TASK BRIEF: Pictures stay out of the copy; set down each line of the listing below exactly.

* * *

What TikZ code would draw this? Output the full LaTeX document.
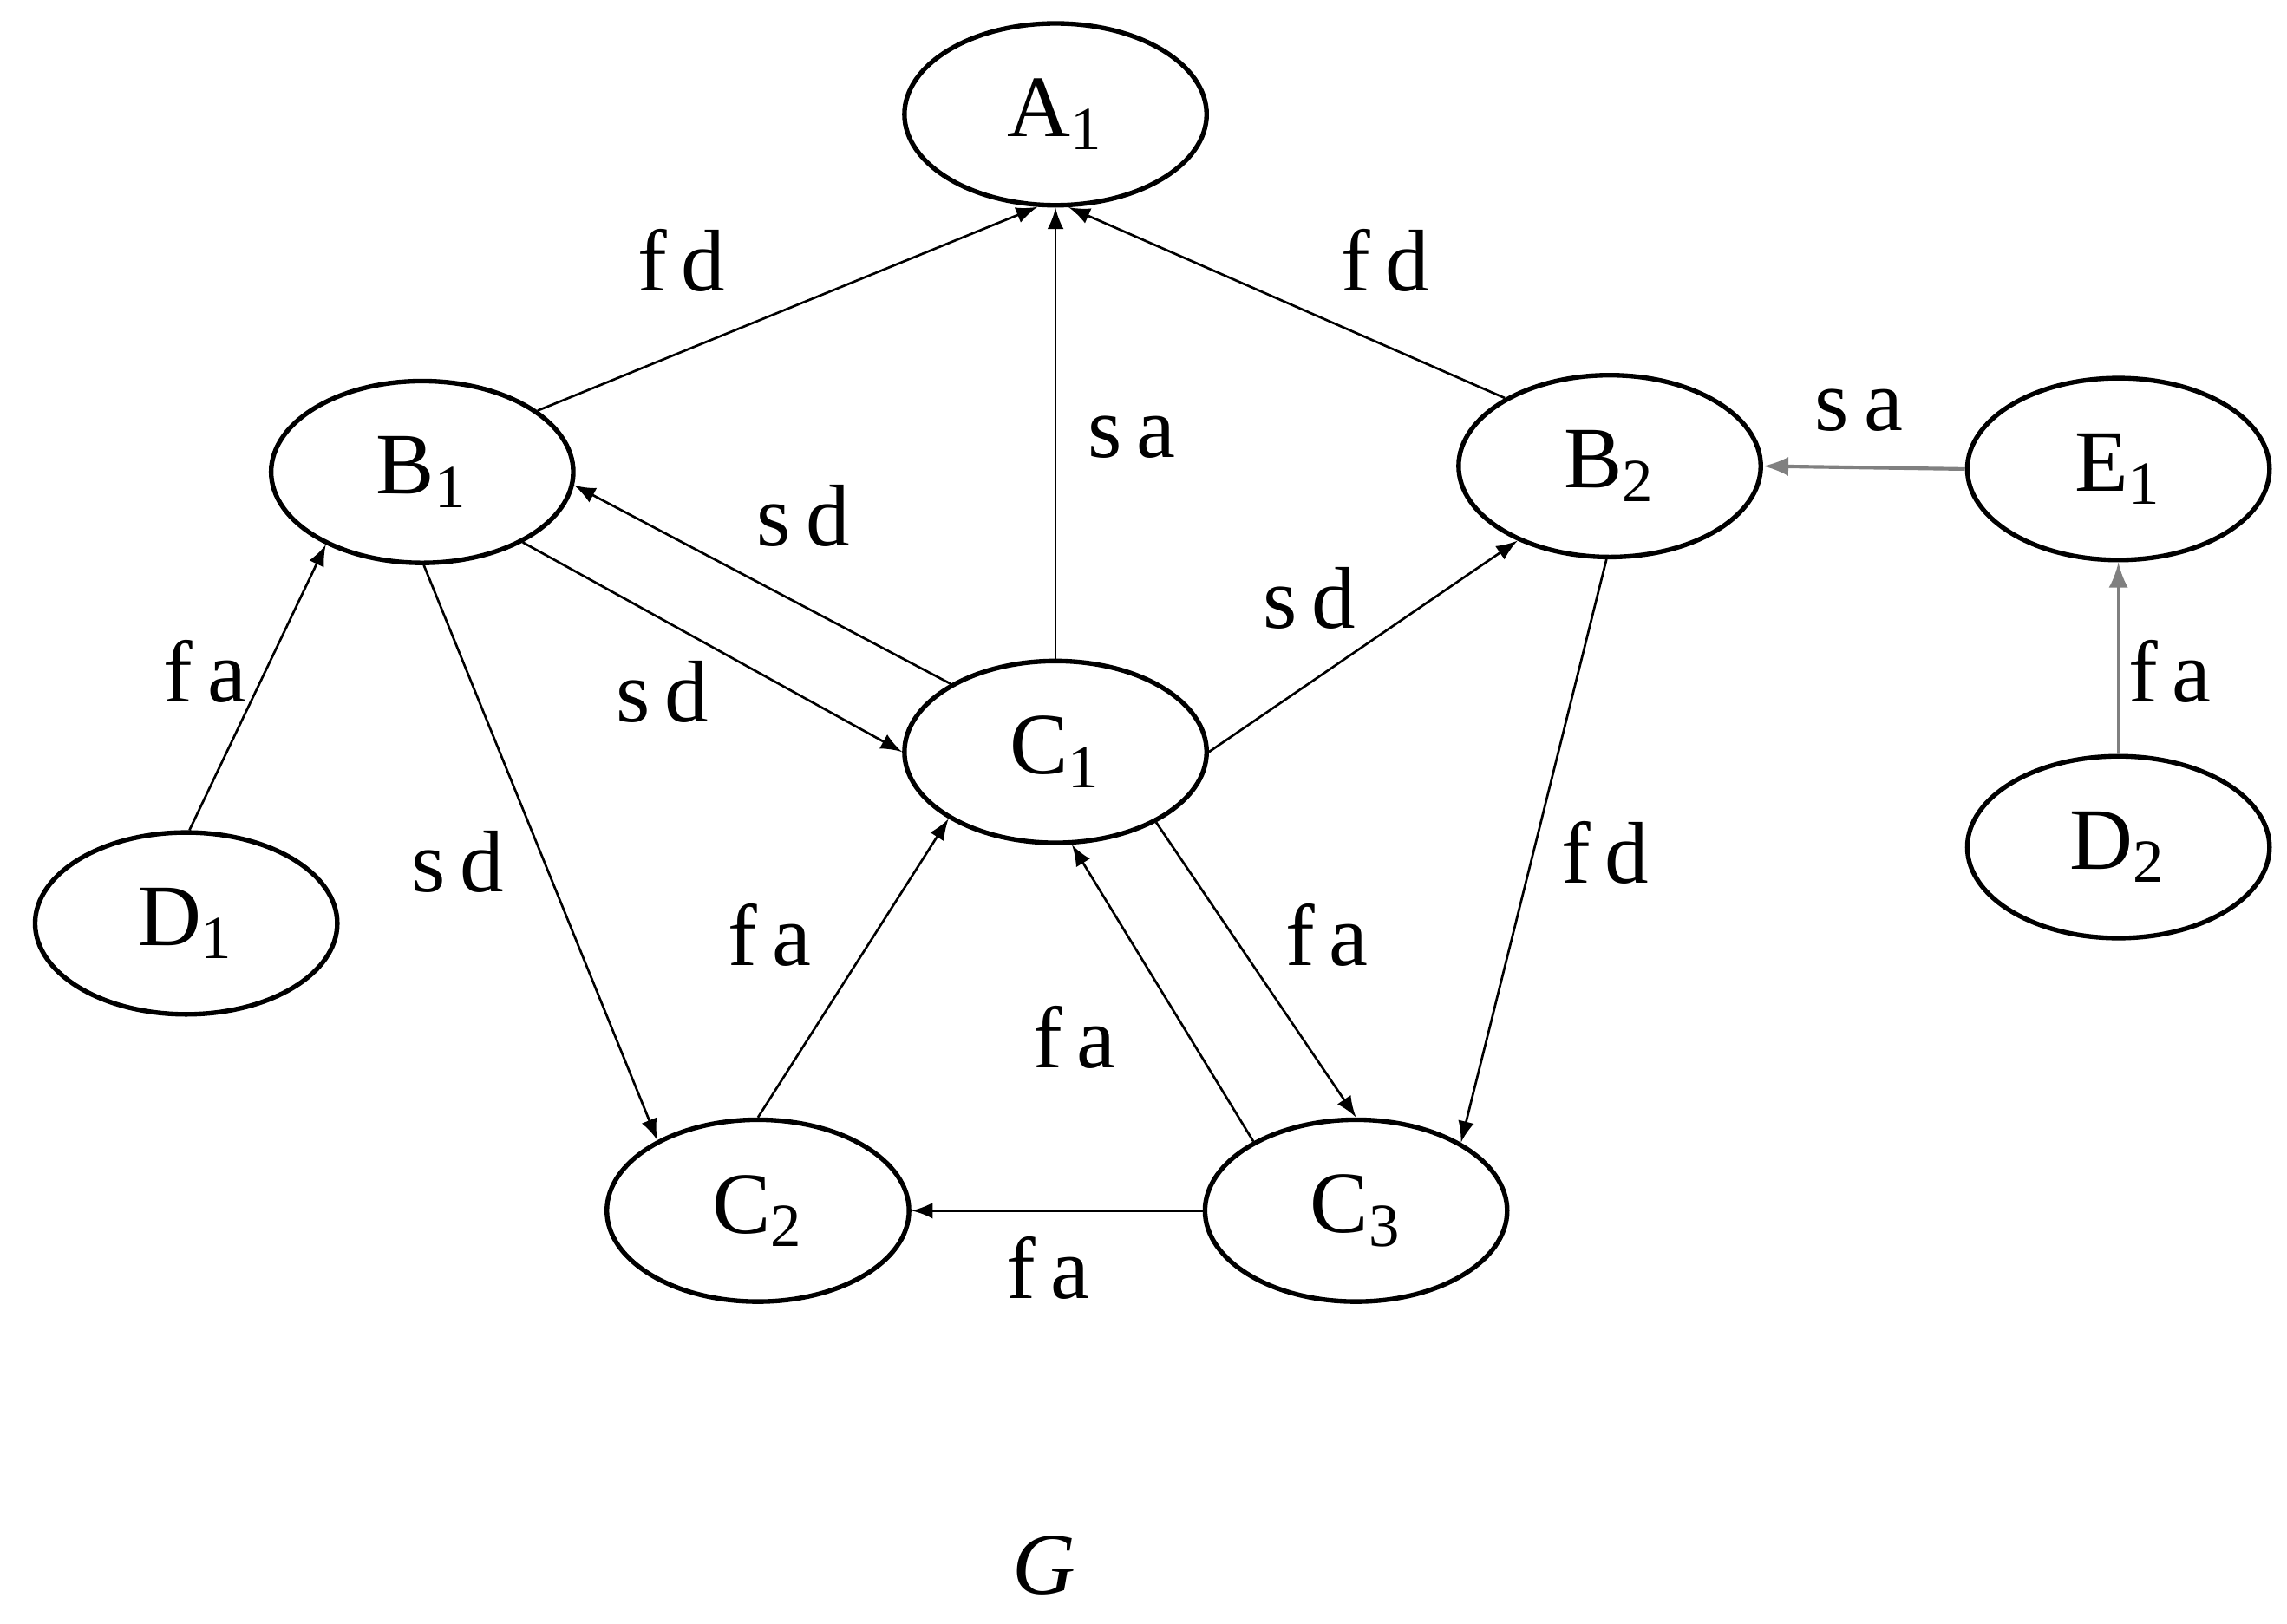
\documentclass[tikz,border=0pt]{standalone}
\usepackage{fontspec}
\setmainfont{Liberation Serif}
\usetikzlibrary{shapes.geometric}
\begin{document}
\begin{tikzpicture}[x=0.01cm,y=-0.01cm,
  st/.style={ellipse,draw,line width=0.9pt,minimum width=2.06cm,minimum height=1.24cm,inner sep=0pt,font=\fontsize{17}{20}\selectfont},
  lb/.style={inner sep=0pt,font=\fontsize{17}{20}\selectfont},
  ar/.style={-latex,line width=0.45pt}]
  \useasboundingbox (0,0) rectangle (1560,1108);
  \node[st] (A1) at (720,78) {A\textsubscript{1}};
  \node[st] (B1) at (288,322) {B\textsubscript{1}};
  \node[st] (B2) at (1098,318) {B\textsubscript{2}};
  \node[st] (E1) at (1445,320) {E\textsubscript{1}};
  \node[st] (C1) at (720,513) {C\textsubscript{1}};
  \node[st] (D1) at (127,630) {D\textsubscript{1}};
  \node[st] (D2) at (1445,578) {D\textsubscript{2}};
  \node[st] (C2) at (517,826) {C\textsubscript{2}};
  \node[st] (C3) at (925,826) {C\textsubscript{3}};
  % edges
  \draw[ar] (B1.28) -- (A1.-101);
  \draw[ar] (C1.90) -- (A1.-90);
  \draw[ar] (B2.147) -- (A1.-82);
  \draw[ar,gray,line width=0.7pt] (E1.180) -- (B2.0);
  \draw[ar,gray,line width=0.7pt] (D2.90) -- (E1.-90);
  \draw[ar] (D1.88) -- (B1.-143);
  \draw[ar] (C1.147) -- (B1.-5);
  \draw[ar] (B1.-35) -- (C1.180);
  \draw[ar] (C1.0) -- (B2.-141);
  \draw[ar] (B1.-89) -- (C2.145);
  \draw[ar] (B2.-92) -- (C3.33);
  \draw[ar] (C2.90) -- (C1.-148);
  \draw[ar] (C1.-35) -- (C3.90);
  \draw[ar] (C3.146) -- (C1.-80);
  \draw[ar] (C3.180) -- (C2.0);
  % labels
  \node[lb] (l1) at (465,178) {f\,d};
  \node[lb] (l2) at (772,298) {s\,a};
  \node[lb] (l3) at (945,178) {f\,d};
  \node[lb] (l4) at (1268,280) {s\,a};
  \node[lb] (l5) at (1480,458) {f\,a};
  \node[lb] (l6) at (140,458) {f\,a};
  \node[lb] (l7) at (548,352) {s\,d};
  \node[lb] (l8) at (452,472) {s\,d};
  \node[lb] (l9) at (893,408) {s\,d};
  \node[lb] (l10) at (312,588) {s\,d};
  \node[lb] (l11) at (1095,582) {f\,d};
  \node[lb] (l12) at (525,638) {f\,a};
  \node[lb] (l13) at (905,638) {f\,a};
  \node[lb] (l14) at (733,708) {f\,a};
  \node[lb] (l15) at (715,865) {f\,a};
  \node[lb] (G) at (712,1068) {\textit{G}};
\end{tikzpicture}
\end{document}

* * *

RESPONSE:
What TikZ code would draw this? Output the full LaTeX document.
\documentclass[tikz,border=0pt]{standalone}
\usepackage{fontspec}
\setmainfont{Liberation Serif}
\usetikzlibrary{shapes.geometric}
\begin{document}
\begin{tikzpicture}[x=0.01cm,y=-0.01cm,
  st/.style={ellipse,draw,line width=0.9pt,minimum width=2.06cm,minimum height=1.24cm,inner sep=0pt,font=\fontsize{17}{20}\selectfont},
  lb/.style={inner sep=0pt,font=\fontsize{17}{20}\selectfont},
  ar/.style={-latex,line width=0.45pt}]
  \useasboundingbox (0,0) rectangle (1560,1108);
  \node[st] (A1) at (720,78) {A\textsubscript{1}};
  \node[st] (B1) at (288,322) {B\textsubscript{1}};
  \node[st] (B2) at (1098,318) {B\textsubscript{2}};
  \node[st] (E1) at (1445,320) {E\textsubscript{1}};
  \node[st] (C1) at (720,513) {C\textsubscript{1}};
  \node[st] (D1) at (127,630) {D\textsubscript{1}};
  \node[st] (D2) at (1445,578) {D\textsubscript{2}};
  \node[st] (C2) at (517,826) {C\textsubscript{2}};
  \node[st] (C3) at (925,826) {C\textsubscript{3}};
  % edges
  \draw[ar] (B1.28) -- (A1.-101);
  \draw[ar] (C1.90) -- (A1.-90);
  \draw[ar] (B2.147) -- (A1.-82);
  \draw[ar,gray,line width=0.7pt] (E1.180) -- (B2.0);
  \draw[ar,gray,line width=0.7pt] (D2.90) -- (E1.-90);
  \draw[ar] (D1.88) -- (B1.-143);
  \draw[ar] (C1.147) -- (B1.-5);
  \draw[ar] (B1.-35) -- (C1.180);
  \draw[ar] (C1.0) -- (B2.-141);
  \draw[ar] (B1.-89) -- (C2.145);
  \draw[ar] (B2.-92) -- (C3.33);
  \draw[ar] (C2.90) -- (C1.-148);
  \draw[ar] (C1.-35) -- (C3.90);
  \draw[ar] (C3.146) -- (C1.-80);
  \draw[ar] (C3.180) -- (C2.0);
  % labels
  \node[lb] (l1) at (465,178) {f\,d};
  \node[lb] (l2) at (772,298) {s\,a};
  \node[lb] (l3) at (945,178) {f\,d};
  \node[lb] (l4) at (1268,280) {s\,a};
  \node[lb] (l5) at (1480,458) {f\,a};
  \node[lb] (l6) at (140,458) {f\,a};
  \node[lb] (l7) at (548,352) {s\,d};
  \node[lb] (l8) at (452,472) {s\,d};
  \node[lb] (l9) at (893,408) {s\,d};
  \node[lb] (l10) at (312,588) {s\,d};
  \node[lb] (l11) at (1095,582) {f\,d};
  \node[lb] (l12) at (525,638) {f\,a};
  \node[lb] (l13) at (905,638) {f\,a};
  \node[lb] (l14) at (733,708) {f\,a};
  \node[lb] (l15) at (715,865) {f\,a};
  \node[lb] (G) at (712,1068) {\textit{G}};
\end{tikzpicture}
\end{document}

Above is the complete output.